Les Nabis exposeront à partir de 1891, mais durant la seconde moitié des années 90, des différents vont faire surface, poussant le groupe à finalement se dissoudre. Cela n’empêchera pas ces artistes de rester liés par une profonde amitié. Les Nabis eurent une importance considérable dans le renouvellement des arts appliqués à l’aube du XXe siècle. Très influencé par Gauguin, comme en témoignent les couleurs des toiles, il a fondé avec Paul Sérusier le groupe des Nabis (prophète en hébreu) et en devint le théoricien. Très religieux, les Nabis venaient en Bretagne à seule fin de peindre des pardons et des processions.

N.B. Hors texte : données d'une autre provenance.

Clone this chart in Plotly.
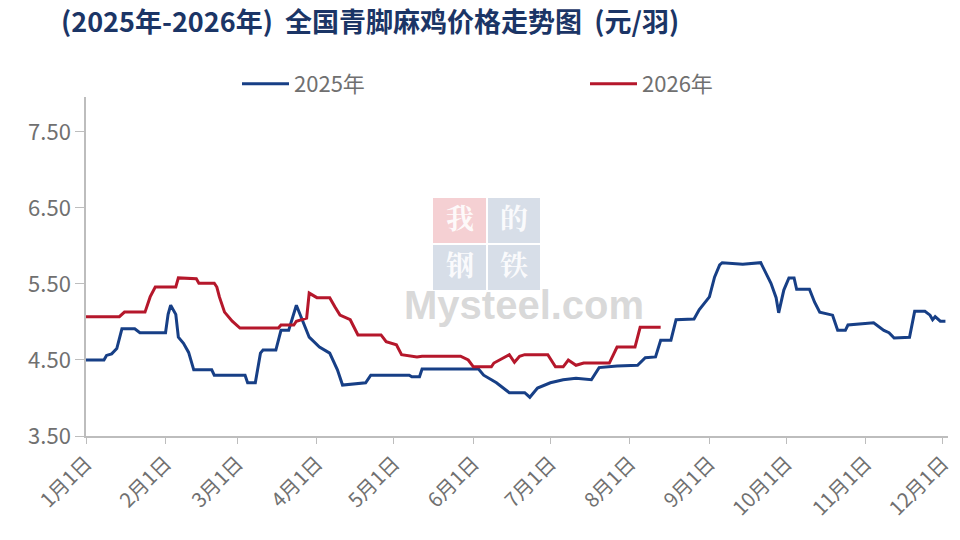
import plotly.graph_objects as go

# ---- data ----
dates_2025 = ["01-01","01-08","01-09","01-11","01-13","01-15","01-20","01-22","02-01","02-02","02-03","02-05",
              "02-06","02-08","02-10","02-12","02-19","02-20","03-04","03-05","03-08","03-10","03-11","03-16",
              "03-18","03-21","03-24","03-26","03-29","04-02","04-06","04-09","04-11","04-20","04-22","05-07",
              "05-08","05-11","05-12","06-03","06-05","06-10","06-15","06-21","06-23","06-26","07-01","07-06",
              "07-11","07-17","07-20","07-27","08-04","08-07","08-11","08-13","08-17","08-19","08-26","08-28",
              "09-01","09-03","09-05","09-06","09-14","09-21","09-23","09-25","09-27","09-28","09-30","10-02",
              "10-04","10-05","10-10","10-12","10-14","10-19","10-21","10-24","10-25","11-04","11-08","11-10",
              "11-12","11-18","11-20","11-24","11-26","11-27","11-28","11-30","12-02"]
values_2025 = [4.50,4.50,4.56,4.58,4.65,4.91,4.91,4.86,4.86,5.10,5.22,5.10,
               4.80,4.72,4.60,4.37,4.37,4.30,4.30,4.20,4.20,4.59,4.63,4.63,
               4.89,4.89,5.22,5.05,4.80,4.67,4.59,4.37,4.17,4.20,4.30,4.30,
               4.28,4.28,4.38,4.38,4.30,4.20,4.07,4.07,4.01,4.13,4.20,4.24,
               4.26,4.24,4.40,4.42,4.43,4.53,4.54,4.76,4.76,5.03,5.04,5.16,
               5.33,5.59,5.75,5.78,5.76,5.78,5.64,5.51,5.32,5.12,5.42,5.58,
               5.58,5.43,5.43,5.26,5.13,5.09,4.89,4.89,4.96,4.99,4.89,4.86,
               4.79,4.80,5.14,5.14,5.09,5.03,5.07,5.01,5.01]

dates_2026 = ["01-01","01-14","01-16","01-24","01-26","01-28","02-05","02-06","02-13","02-14","02-20","02-21",
              "02-22","02-24","02-27","03-02","03-17","03-18","03-23","03-24","03-28","03-29","04-01","04-06",
              "04-08","04-10","04-14","04-17","04-26","04-28","05-02","05-04","05-10","05-12","05-27","05-30",
              "06-01","06-08","06-09","06-13","06-15","06-17","06-19","06-21","06-30","07-03","07-06","07-08",
              "07-11","07-14","07-24","07-27","08-03","08-05","08-13"]
values_2026 = [5.07,5.07,5.13,5.13,5.33,5.46,5.46,5.58,5.57,5.51,5.51,5.46,
               5.33,5.13,5.01,4.92,4.92,4.96,4.96,5.01,5.05,5.38,5.32,5.32,
               5.20,5.09,5.03,4.83,4.83,4.74,4.70,4.57,4.54,4.55,4.55,4.50,
               4.41,4.41,4.46,4.53,4.57,4.47,4.55,4.57,4.57,4.41,4.41,4.50,
               4.43,4.46,4.46,4.67,4.67,4.93,4.93]

tick_dates = ["01-01","02-01","03-01","04-01","05-01","06-01","07-01","08-01","09-01","10-01","11-01","12-01"]
tick_labels = ["1月1日","2月1日","3月1日","4月1日","5月1日","6月1日","7月1日","8月1日","9月1日","10月1日","11月1日","12月1日"]
y_ticks = [3.5, 4.5, 5.5, 6.5, 7.5]

BASE_YEAR = "2025-"
FONT = "Noto Sans CJK SC"
BLUE = "#173f86"
RED = "#b5172b"
GREY = "#707070"

OFF = 8                      # page body margin offset
W, H = 960 - OFF, 540 - OFF
L, R, T, B = 86 - OFF, 948 - OFF, 97 - OFF, 436 - OFF

fig = go.Figure()
fig.add_trace(go.Scatter(x=[BASE_YEAR + d for d in dates_2025], y=values_2025, mode="lines",
                         name="2025年", line=dict(color=BLUE, width=3), legend="legend"))
fig.add_trace(go.Scatter(x=[BASE_YEAR + d for d in dates_2026], y=values_2026, mode="lines",
                         name="2026年", line=dict(color=RED, width=3), legend="legend2"))

def px2paper_x(px):
    return (px - OFF - L) / (R - L)

def px2paper_y(py):
    return (B - (py - OFF)) / (B - T)

leg_common = dict(orientation="h", xanchor="left", yanchor="middle", y=px2paper_y(84),
                  font=dict(family=FONT, size=22, color=GREY), itemwidth=47,
                  bgcolor="rgba(0,0,0,0)")

fig.update_layout(
    width=W, height=H,
    paper_bgcolor="white", plot_bgcolor="white",
    margin=dict(l=L, r=W - R, t=T, b=H - B, autoexpand=False),
    font=dict(family=FONT, color=GREY),
    title=dict(text="(2025年-2026年)  全国青脚麻鸡价格走势图  (元/羽)",
               x=(61 - OFF) / W, xref="container", xanchor="left",
               y=1 - (23 - OFF) / H, yref="container", yanchor="middle",
               font=dict(family=FONT, size=27, color="#1b3566", weight="bold"),
               automargin=False),
    legend=dict(x=px2paper_x(237), **leg_common),
    legend2=dict(x=px2paper_x(585), **leg_common),
    showlegend=True,
)

fig.update_xaxes(
    type="date", range=[BASE_YEAR + "01-01", BASE_YEAR + "12-03"],
    tickvals=[BASE_YEAR + d for d in tick_dates], ticktext=tick_labels,
    tickangle=-45, tickfont=dict(size=20, color=GREY, family=FONT),
    showgrid=False, showline=True, linecolor="#bdbdbd", linewidth=1.5,
    ticks="outside", ticklen=6, tickcolor="#bdbdbd", zeroline=False, automargin=False,
)
fig.update_yaxes(
    range=[3.5, 7.96], tickvals=y_ticks, tickformat=".2f",
    tickfont=dict(size=22, color=GREY, family=FONT),
    showgrid=False, showline=True, linecolor="#bdbdbd", linewidth=1.5,
    ticks="outside", ticklen=9, tickcolor="#bdbdbd", zeroline=False, automargin=False,
)

# watermark (Mysteel logo)
boxes = [((433, 198, 486, 243), "rgba(226,120,130,0.35)", "我"),
         ((488, 198, 540, 243), "rgba(140,160,190,0.35)", "的"),
         ((433, 245, 486, 290), "rgba(140,160,190,0.35)", "钢"),
         ((488, 245, 540, 290), "rgba(140,160,190,0.35)", "铁")]
for (x0, y0, x1, y1), col, ch in boxes:
    fig.add_shape(type="rect", xref="paper", yref="paper", layer="below",
                  x0=px2paper_x(x0), x1=px2paper_x(x1), y0=px2paper_y(y1), y1=px2paper_y(y0),
                  fillcolor=col, line=dict(width=0))
    fig.add_annotation(xref="paper", yref="paper", x=px2paper_x((x0+x1)/2), y=px2paper_y((y0+y1)/2 - 4),
                       text=ch, showarrow=False,
                       font=dict(family="Noto Serif CJK SC, " + FONT, size=28,
                                 color="rgba(255,255,255,0.9)", weight="bold"))
fig.add_annotation(xref="paper", yref="paper", x=px2paper_x(524), y=px2paper_y(305),
                   text="Mysteel.com", showarrow=False,
                   font=dict(family="Liberation Sans", size=40, color="rgba(200,200,200,0.7)", weight="bold"))

fig.write_html("out.html")
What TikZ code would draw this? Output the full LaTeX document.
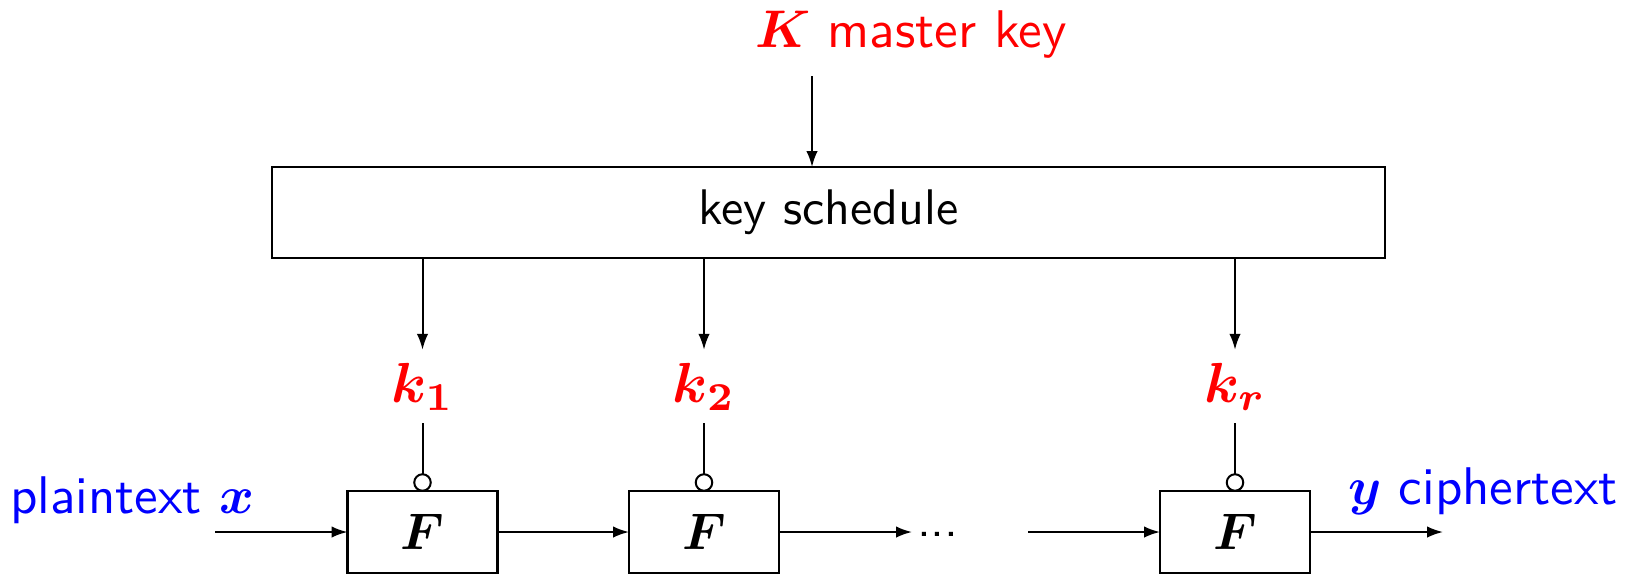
\RequirePackage{fix-cm}
\documentclass[tikz,border=0pt]{standalone}
\usepackage{bm}
\usetikzlibrary{arrows.meta}
\definecolor{kred}{RGB}{255,0,0}
\definecolor{tblue}{RGB}{0,0,255}
\begin{document}
\begin{tikzpicture}[x=0.2pt,y=-0.2pt,
  every node/.style={font=\sffamily, inner sep=0pt, outer sep=0pt},
  lbl/.style={font=\sffamily\fontsize{10.6}{12}\selectfont},
  ksbox/.style={draw, line width=0.5pt, minimum width=222.6pt, minimum height=18.2pt},
  fbox/.style={draw, line width=0.5pt, minimum width=30pt, minimum height=16.4pt, font=\fontsize{10.3}{12}\selectfont},
  kcirc/.style={draw, circle, line width=0.4pt, minimum size=3.3pt, fill=white},
  klab/.style={text=kred, inner ysep=2.6pt, font=\fontsize{11.3}{13}\selectfont},
  arr/.style={line width=0.4pt, -{Latex[length=3.2pt,width=2.3pt]}},
  ln/.style={line width=0.4pt}]
\useasboundingbox (0,0) rectangle (1625,574);

\node[ksbox] (ks) at (828.5,212.5) {key schedule};
\node[lbl, text=kred, anchor=base west] (mk) at (755,47) {$\bm{K}$ master key};
\coordinate (kin) at (812,76);
\draw[arr] (kin) -- (kin |- ks.north);

\node[fbox] (f1) at (422.5,532) {$\bm{F}$};
\node[fbox] (f2) at (704,532) {$\bm{F}$};
\node[fbox] (f3) at (1235,532) {$\bm{F}$};

\node[klab, anchor=base] (k1) at (422.5,402) {$\bm{k_1}$};
\node[klab, anchor=base] (k2) at (704,402) {$\bm{k_2}$};
\node[klab, anchor=base] (kr) at (1235,402) {$\bm{k_r}$};

\node[kcirc] (c1) at (422.5,482.5) {};
\node[kcirc] (c2) at (704,482.5) {};
\node[kcirc] (c3) at (1235,482.5) {};

\draw[arr] (ks.south -| k1) -- (k1.north);
\draw[arr] (ks.south -| k2) -- (k2.north);
\draw[arr] (ks.south -| kr) -- (kr.north);
\draw[ln] (k1.south) -- (c1.north);
\draw[ln] (k2.south) -- (c2.north);
\draw[ln] (kr.south) -- (c3.north);

\node[lbl, text=tblue, anchor=base west] (pt) at (10,513) {plaintext $\bm{x}$};
\coordinate (xin) at (215,532);
\draw[arr] (xin) -- (f1.west);
\draw[arr] (f1.east) -- (f2.west);
\coordinate (d1) at (912,532);
\draw[arr] (f2.east) -- (d1);
\node[anchor=base west] (dots) at (917,536) {...};
\coordinate (d2) at (1028,532);
\draw[arr] (d2) -- (f3.west);
\coordinate (yout) at (1443,532);
\draw[arr] (f3.east) -- (yout);
\node[lbl, text=tblue, anchor=base west] (ct) at (1348,504) {$\bm{y}$ ciphertext};
\end{tikzpicture}
\end{document}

Le Manoir de Kerazan , notamment dans la salle de billard, accueille également une importante collection d’œuvres d’Auguste Goy (1812-1875). Né à Melun en 1812, Auguste Goy entra au printemps 1834 dans l’atelier du peintre Ingres. Malheureusement, le maître devait partir pour Rome en décembre. On rapporte qu’il proposa à son élève de le suivre mais Goy, dont les ressources étaient insuffisantes, dut rester à Paris. Le jeune homme ne fut donc l’élève du peintre que quelques mois. Sans avoir suivi le cursus initial, il se lança dans la vie professionnelle. Il devint portraitiste à Paris, et illustra un livre sur la Creuse. Il s’installa ensuite en Angleterre, où il vécut de la vente de ses œuvres jusqu’en 1845. Pour une raison que l’on ignore, Auguste Goy se fixa à Quimper en 1847 et à partir de 1861, devint professeur de dessin au collège. Jusqu’à sa mort en 1875, il vécut isolé dans sa région d’adoption, sans jamais se mêler aux expositions parisiennes. La bourgeoisie locale lui commandait des portraits. Il a surtout peint et dessiné des paysages des alentours de Quimper, qu’il fut un des premiers à découvrir, jusqu’au pays bigouden. Quelques scènes de genre dans des intérieurs de cafés ou de maisons, nous font découvrir la vie quotidienne en Cornouaille au milieu du siècle dernier. Avec humour, il caricatura ses collègues enseignants et les gens de la campagne croisés dans les rues de Quimper. Il a peint également des portraits de paysans portant le costume traditionnel. Il a multiplié les études et esquisses pour des compositions plus ambitieuses comme Le Veuf Débauché ou Le retour de la guerre de Crimée, qui n’ont, semble-t-il, jamais été réalisées. Auguste Goy, qui s’est totalement enraciné dans son pays d’adoption, n’a jamais succombé à la mièvrerie des scènes pittoresques pourtant à la mode à l’époque. Il a tenté, suivant une démarche peu commune dans les années 1850-1860, de traduire avec réalisme la vie de ceux qu’il côtoyait.
À ce groupe de peintures contemporaines, s’ajoute un fonds plus ancien où l’on trouve différentes œuvres des écoles française, hollandaise, allemande et italienne, notamment de l’école de Fontainebleau, que l’on trouve en particulier dans le Fumoir.